→ Directive: Return all of the data exactly as written, without the pictures.

→ Collected material:
◆ ◆ ◆ ◆
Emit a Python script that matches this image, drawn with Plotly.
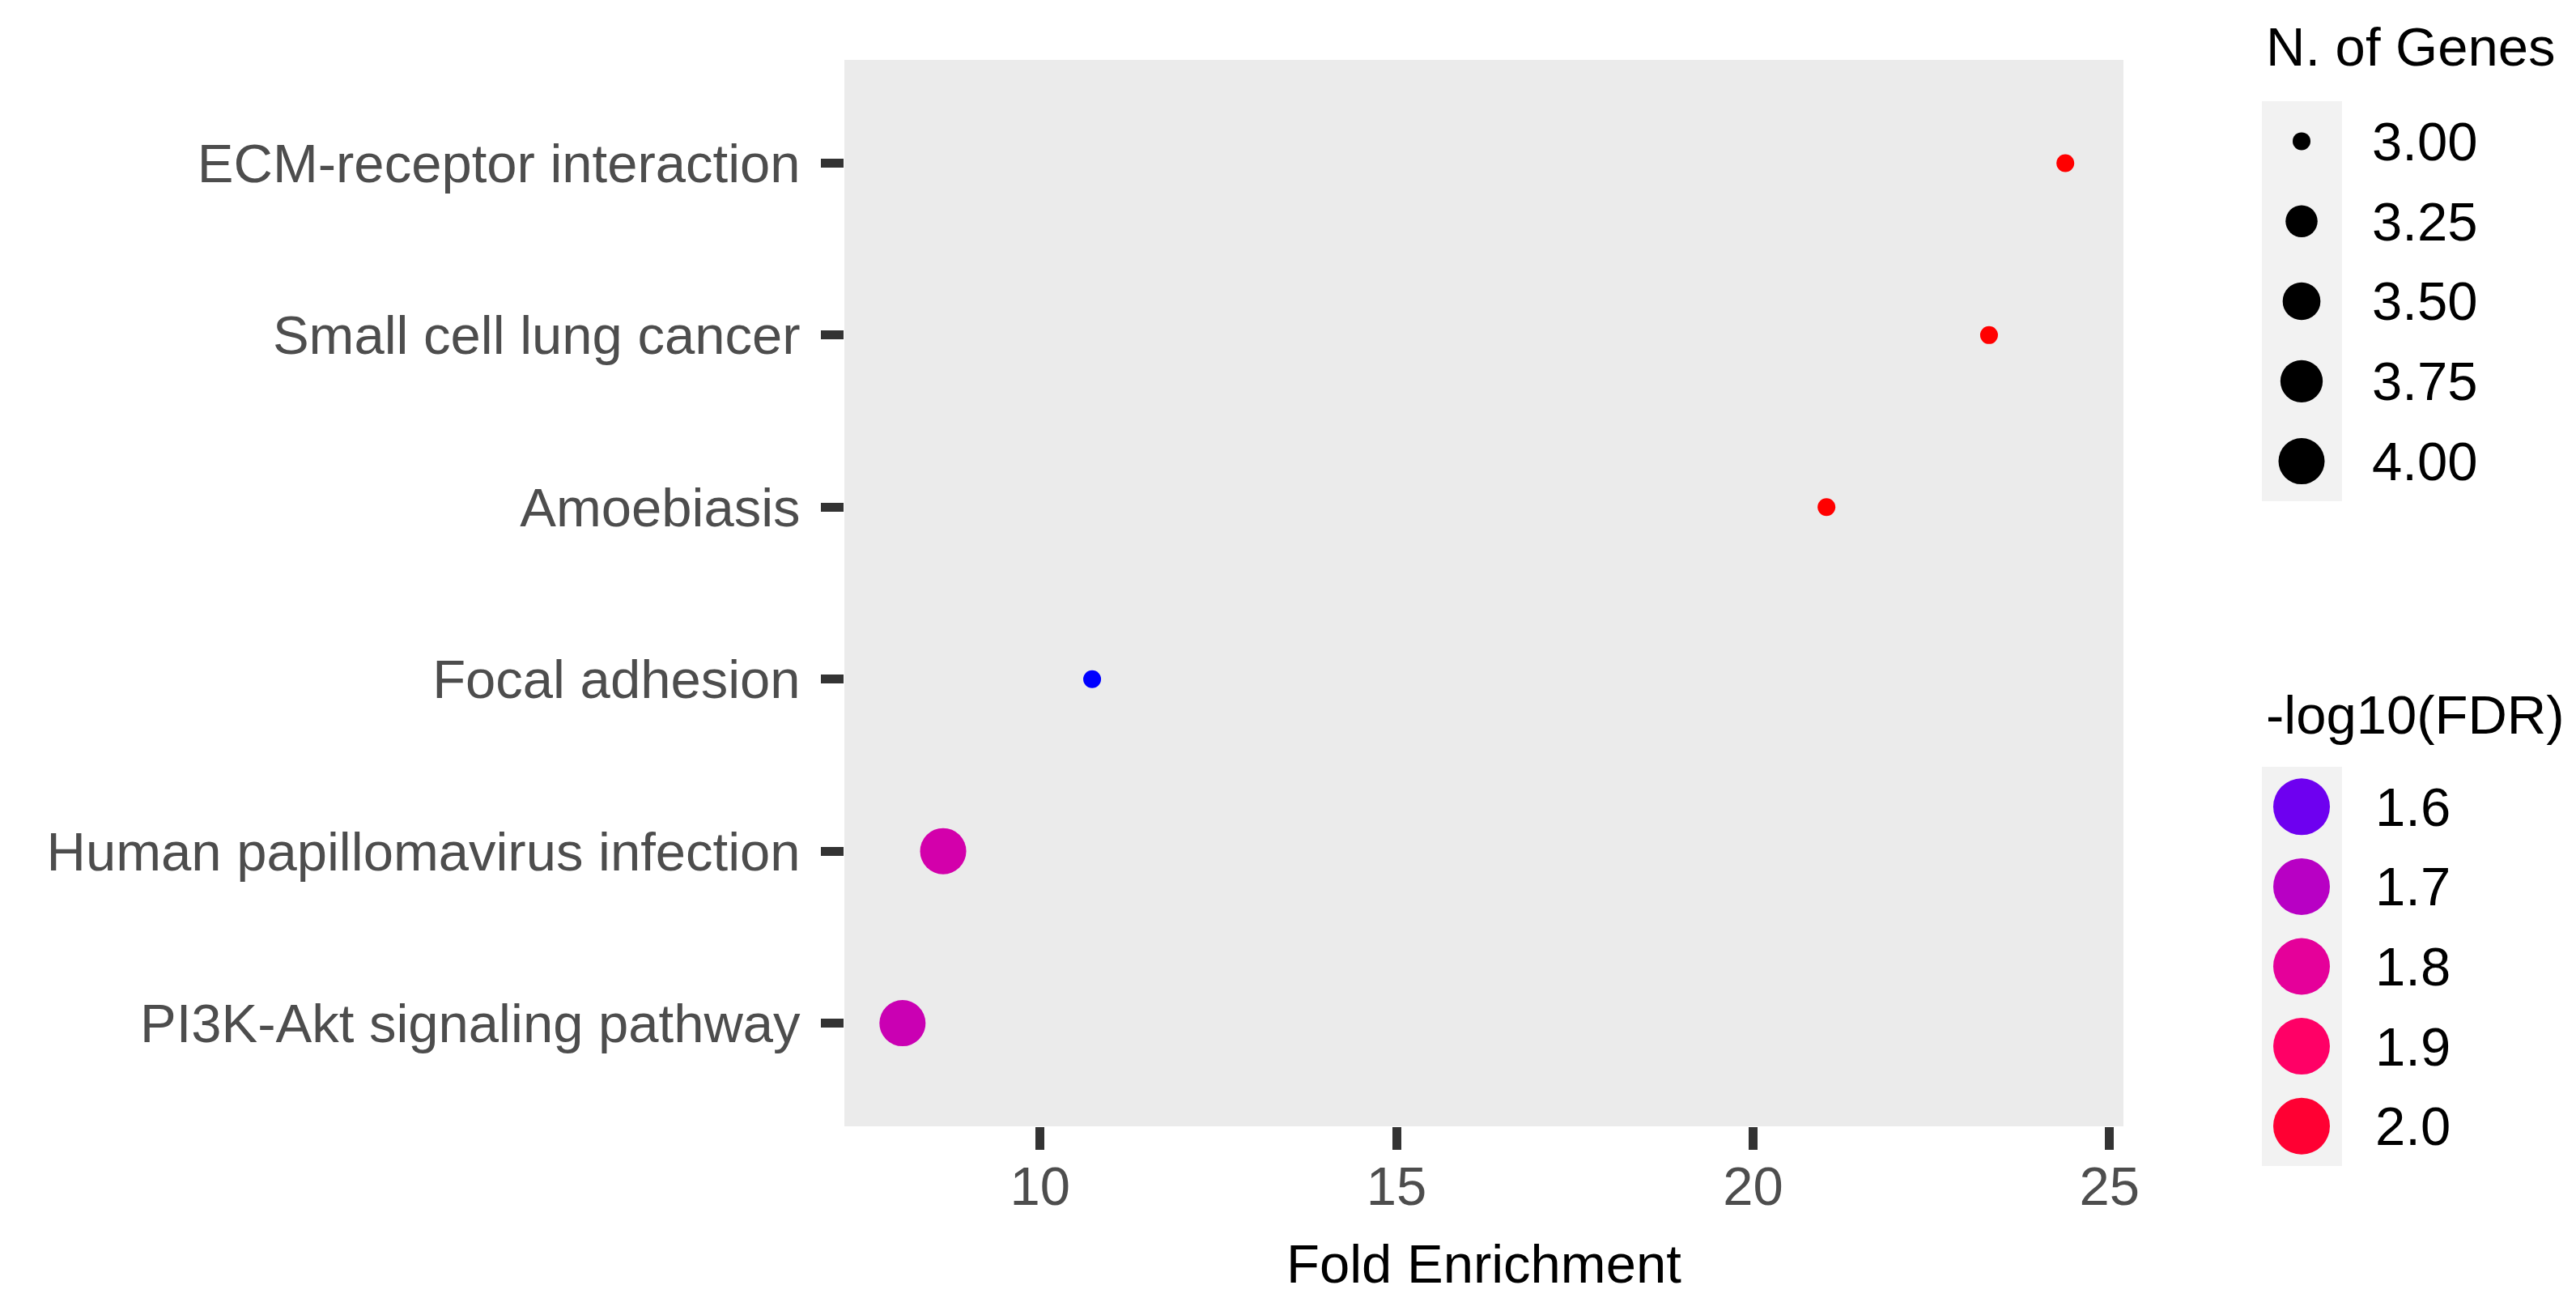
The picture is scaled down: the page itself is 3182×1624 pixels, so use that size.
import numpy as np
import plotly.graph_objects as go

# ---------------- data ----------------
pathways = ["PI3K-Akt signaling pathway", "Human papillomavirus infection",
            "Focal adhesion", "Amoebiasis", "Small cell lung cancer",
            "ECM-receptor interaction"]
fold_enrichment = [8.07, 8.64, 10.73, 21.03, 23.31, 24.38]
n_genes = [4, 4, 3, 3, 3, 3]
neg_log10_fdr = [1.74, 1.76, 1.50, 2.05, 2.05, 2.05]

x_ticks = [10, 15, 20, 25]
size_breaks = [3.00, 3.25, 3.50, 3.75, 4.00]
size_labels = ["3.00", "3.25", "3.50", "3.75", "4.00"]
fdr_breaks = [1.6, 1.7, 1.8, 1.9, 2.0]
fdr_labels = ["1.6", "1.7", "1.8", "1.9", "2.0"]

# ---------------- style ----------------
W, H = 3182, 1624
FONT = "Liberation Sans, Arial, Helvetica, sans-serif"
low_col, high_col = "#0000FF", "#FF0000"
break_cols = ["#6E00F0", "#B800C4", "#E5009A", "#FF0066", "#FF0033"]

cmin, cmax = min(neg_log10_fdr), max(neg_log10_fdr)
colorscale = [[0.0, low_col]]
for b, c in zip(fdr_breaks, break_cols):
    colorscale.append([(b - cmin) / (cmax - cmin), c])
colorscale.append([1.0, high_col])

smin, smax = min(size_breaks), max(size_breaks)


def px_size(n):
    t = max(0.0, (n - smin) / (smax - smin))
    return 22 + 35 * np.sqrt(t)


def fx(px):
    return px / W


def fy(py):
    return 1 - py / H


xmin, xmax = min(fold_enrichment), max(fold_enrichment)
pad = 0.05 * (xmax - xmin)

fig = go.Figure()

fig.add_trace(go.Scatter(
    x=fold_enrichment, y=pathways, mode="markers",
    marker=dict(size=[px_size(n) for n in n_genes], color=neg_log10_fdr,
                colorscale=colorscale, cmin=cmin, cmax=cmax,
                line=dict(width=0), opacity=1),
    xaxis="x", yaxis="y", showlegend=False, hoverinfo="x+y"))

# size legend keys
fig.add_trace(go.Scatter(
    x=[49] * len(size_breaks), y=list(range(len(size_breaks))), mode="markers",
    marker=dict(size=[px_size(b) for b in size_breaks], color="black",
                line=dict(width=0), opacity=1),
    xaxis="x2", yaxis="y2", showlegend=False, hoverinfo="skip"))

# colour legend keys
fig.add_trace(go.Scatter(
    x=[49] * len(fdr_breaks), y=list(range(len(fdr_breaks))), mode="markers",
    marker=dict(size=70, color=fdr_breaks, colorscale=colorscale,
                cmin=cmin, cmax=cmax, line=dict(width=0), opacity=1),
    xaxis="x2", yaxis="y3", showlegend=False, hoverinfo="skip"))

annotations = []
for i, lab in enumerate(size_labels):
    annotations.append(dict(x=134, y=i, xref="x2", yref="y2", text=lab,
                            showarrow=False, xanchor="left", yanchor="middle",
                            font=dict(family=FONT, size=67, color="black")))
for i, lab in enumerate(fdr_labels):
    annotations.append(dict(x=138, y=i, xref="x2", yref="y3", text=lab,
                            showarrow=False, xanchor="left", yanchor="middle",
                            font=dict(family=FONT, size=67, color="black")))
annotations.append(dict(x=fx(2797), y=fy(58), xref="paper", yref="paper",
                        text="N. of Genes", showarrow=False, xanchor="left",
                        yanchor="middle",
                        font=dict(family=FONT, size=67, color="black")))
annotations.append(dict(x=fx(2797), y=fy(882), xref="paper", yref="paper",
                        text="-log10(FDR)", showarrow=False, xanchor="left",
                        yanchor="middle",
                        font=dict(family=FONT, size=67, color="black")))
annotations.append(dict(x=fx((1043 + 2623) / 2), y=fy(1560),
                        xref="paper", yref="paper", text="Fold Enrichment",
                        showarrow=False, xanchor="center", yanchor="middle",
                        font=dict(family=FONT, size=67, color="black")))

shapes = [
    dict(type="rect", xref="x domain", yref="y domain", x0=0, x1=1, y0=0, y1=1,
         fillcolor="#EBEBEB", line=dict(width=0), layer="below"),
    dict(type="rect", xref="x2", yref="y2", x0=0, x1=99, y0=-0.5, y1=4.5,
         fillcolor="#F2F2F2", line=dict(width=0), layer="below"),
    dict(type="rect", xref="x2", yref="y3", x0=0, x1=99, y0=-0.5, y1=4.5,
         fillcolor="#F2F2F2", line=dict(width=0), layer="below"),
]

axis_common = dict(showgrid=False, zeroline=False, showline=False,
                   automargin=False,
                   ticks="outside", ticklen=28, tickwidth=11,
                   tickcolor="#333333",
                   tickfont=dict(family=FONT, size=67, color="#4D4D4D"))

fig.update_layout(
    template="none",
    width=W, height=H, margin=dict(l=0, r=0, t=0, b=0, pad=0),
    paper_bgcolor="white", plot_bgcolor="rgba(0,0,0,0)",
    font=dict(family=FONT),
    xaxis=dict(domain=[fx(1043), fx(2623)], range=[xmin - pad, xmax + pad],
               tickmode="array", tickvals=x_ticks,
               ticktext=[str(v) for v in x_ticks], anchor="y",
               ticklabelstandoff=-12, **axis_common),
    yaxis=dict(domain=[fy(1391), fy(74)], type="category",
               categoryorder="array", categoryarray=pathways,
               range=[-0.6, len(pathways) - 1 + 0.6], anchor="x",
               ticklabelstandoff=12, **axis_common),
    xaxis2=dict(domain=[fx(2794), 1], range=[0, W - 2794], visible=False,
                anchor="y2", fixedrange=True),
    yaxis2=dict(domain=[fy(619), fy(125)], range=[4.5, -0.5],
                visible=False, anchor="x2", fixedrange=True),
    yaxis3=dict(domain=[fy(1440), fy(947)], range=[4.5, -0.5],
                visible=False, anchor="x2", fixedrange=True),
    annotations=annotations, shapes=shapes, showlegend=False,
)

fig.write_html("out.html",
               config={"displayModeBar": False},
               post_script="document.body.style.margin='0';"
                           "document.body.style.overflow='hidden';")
◆ ◆ ◆ ◆
→ Full response:
Emit a Python script that matches this image, drawn with Plotly.
The picture is scaled down: the page itself is 3182×1624 pixels, so use that size.
import numpy as np
import plotly.graph_objects as go

# ---------------- data ----------------
pathways = ["PI3K-Akt signaling pathway", "Human papillomavirus infection",
            "Focal adhesion", "Amoebiasis", "Small cell lung cancer",
            "ECM-receptor interaction"]
fold_enrichment = [8.07, 8.64, 10.73, 21.03, 23.31, 24.38]
n_genes = [4, 4, 3, 3, 3, 3]
neg_log10_fdr = [1.74, 1.76, 1.50, 2.05, 2.05, 2.05]

x_ticks = [10, 15, 20, 25]
size_breaks = [3.00, 3.25, 3.50, 3.75, 4.00]
size_labels = ["3.00", "3.25", "3.50", "3.75", "4.00"]
fdr_breaks = [1.6, 1.7, 1.8, 1.9, 2.0]
fdr_labels = ["1.6", "1.7", "1.8", "1.9", "2.0"]

# ---------------- style ----------------
W, H = 3182, 1624
FONT = "Liberation Sans, Arial, Helvetica, sans-serif"
low_col, high_col = "#0000FF", "#FF0000"
break_cols = ["#6E00F0", "#B800C4", "#E5009A", "#FF0066", "#FF0033"]

cmin, cmax = min(neg_log10_fdr), max(neg_log10_fdr)
colorscale = [[0.0, low_col]]
for b, c in zip(fdr_breaks, break_cols):
    colorscale.append([(b - cmin) / (cmax - cmin), c])
colorscale.append([1.0, high_col])

smin, smax = min(size_breaks), max(size_breaks)


def px_size(n):
    t = max(0.0, (n - smin) / (smax - smin))
    return 22 + 35 * np.sqrt(t)


def fx(px):
    return px / W


def fy(py):
    return 1 - py / H


xmin, xmax = min(fold_enrichment), max(fold_enrichment)
pad = 0.05 * (xmax - xmin)

fig = go.Figure()

fig.add_trace(go.Scatter(
    x=fold_enrichment, y=pathways, mode="markers",
    marker=dict(size=[px_size(n) for n in n_genes], color=neg_log10_fdr,
                colorscale=colorscale, cmin=cmin, cmax=cmax,
                line=dict(width=0), opacity=1),
    xaxis="x", yaxis="y", showlegend=False, hoverinfo="x+y"))

# size legend keys
fig.add_trace(go.Scatter(
    x=[49] * len(size_breaks), y=list(range(len(size_breaks))), mode="markers",
    marker=dict(size=[px_size(b) for b in size_breaks], color="black",
                line=dict(width=0), opacity=1),
    xaxis="x2", yaxis="y2", showlegend=False, hoverinfo="skip"))

# colour legend keys
fig.add_trace(go.Scatter(
    x=[49] * len(fdr_breaks), y=list(range(len(fdr_breaks))), mode="markers",
    marker=dict(size=70, color=fdr_breaks, colorscale=colorscale,
                cmin=cmin, cmax=cmax, line=dict(width=0), opacity=1),
    xaxis="x2", yaxis="y3", showlegend=False, hoverinfo="skip"))

annotations = []
for i, lab in enumerate(size_labels):
    annotations.append(dict(x=134, y=i, xref="x2", yref="y2", text=lab,
                            showarrow=False, xanchor="left", yanchor="middle",
                            font=dict(family=FONT, size=67, color="black")))
for i, lab in enumerate(fdr_labels):
    annotations.append(dict(x=138, y=i, xref="x2", yref="y3", text=lab,
                            showarrow=False, xanchor="left", yanchor="middle",
                            font=dict(family=FONT, size=67, color="black")))
annotations.append(dict(x=fx(2797), y=fy(58), xref="paper", yref="paper",
                        text="N. of Genes", showarrow=False, xanchor="left",
                        yanchor="middle",
                        font=dict(family=FONT, size=67, color="black")))
annotations.append(dict(x=fx(2797), y=fy(882), xref="paper", yref="paper",
                        text="-log10(FDR)", showarrow=False, xanchor="left",
                        yanchor="middle",
                        font=dict(family=FONT, size=67, color="black")))
annotations.append(dict(x=fx((1043 + 2623) / 2), y=fy(1560),
                        xref="paper", yref="paper", text="Fold Enrichment",
                        showarrow=False, xanchor="center", yanchor="middle",
                        font=dict(family=FONT, size=67, color="black")))

shapes = [
    dict(type="rect", xref="x domain", yref="y domain", x0=0, x1=1, y0=0, y1=1,
         fillcolor="#EBEBEB", line=dict(width=0), layer="below"),
    dict(type="rect", xref="x2", yref="y2", x0=0, x1=99, y0=-0.5, y1=4.5,
         fillcolor="#F2F2F2", line=dict(width=0), layer="below"),
    dict(type="rect", xref="x2", yref="y3", x0=0, x1=99, y0=-0.5, y1=4.5,
         fillcolor="#F2F2F2", line=dict(width=0), layer="below"),
]

axis_common = dict(showgrid=False, zeroline=False, showline=False,
                   automargin=False,
                   ticks="outside", ticklen=28, tickwidth=11,
                   tickcolor="#333333",
                   tickfont=dict(family=FONT, size=67, color="#4D4D4D"))

fig.update_layout(
    template="none",
    width=W, height=H, margin=dict(l=0, r=0, t=0, b=0, pad=0),
    paper_bgcolor="white", plot_bgcolor="rgba(0,0,0,0)",
    font=dict(family=FONT),
    xaxis=dict(domain=[fx(1043), fx(2623)], range=[xmin - pad, xmax + pad],
               tickmode="array", tickvals=x_ticks,
               ticktext=[str(v) for v in x_ticks], anchor="y",
               ticklabelstandoff=-12, **axis_common),
    yaxis=dict(domain=[fy(1391), fy(74)], type="category",
               categoryorder="array", categoryarray=pathways,
               range=[-0.6, len(pathways) - 1 + 0.6], anchor="x",
               ticklabelstandoff=12, **axis_common),
    xaxis2=dict(domain=[fx(2794), 1], range=[0, W - 2794], visible=False,
                anchor="y2", fixedrange=True),
    yaxis2=dict(domain=[fy(619), fy(125)], range=[4.5, -0.5],
                visible=False, anchor="x2", fixedrange=True),
    yaxis3=dict(domain=[fy(1440), fy(947)], range=[4.5, -0.5],
                visible=False, anchor="x2", fixedrange=True),
    annotations=annotations, shapes=shapes, showlegend=False,
)

fig.write_html("out.html",
               config={"displayModeBar": False},
               post_script="document.body.style.margin='0';"
                           "document.body.style.overflow='hidden';")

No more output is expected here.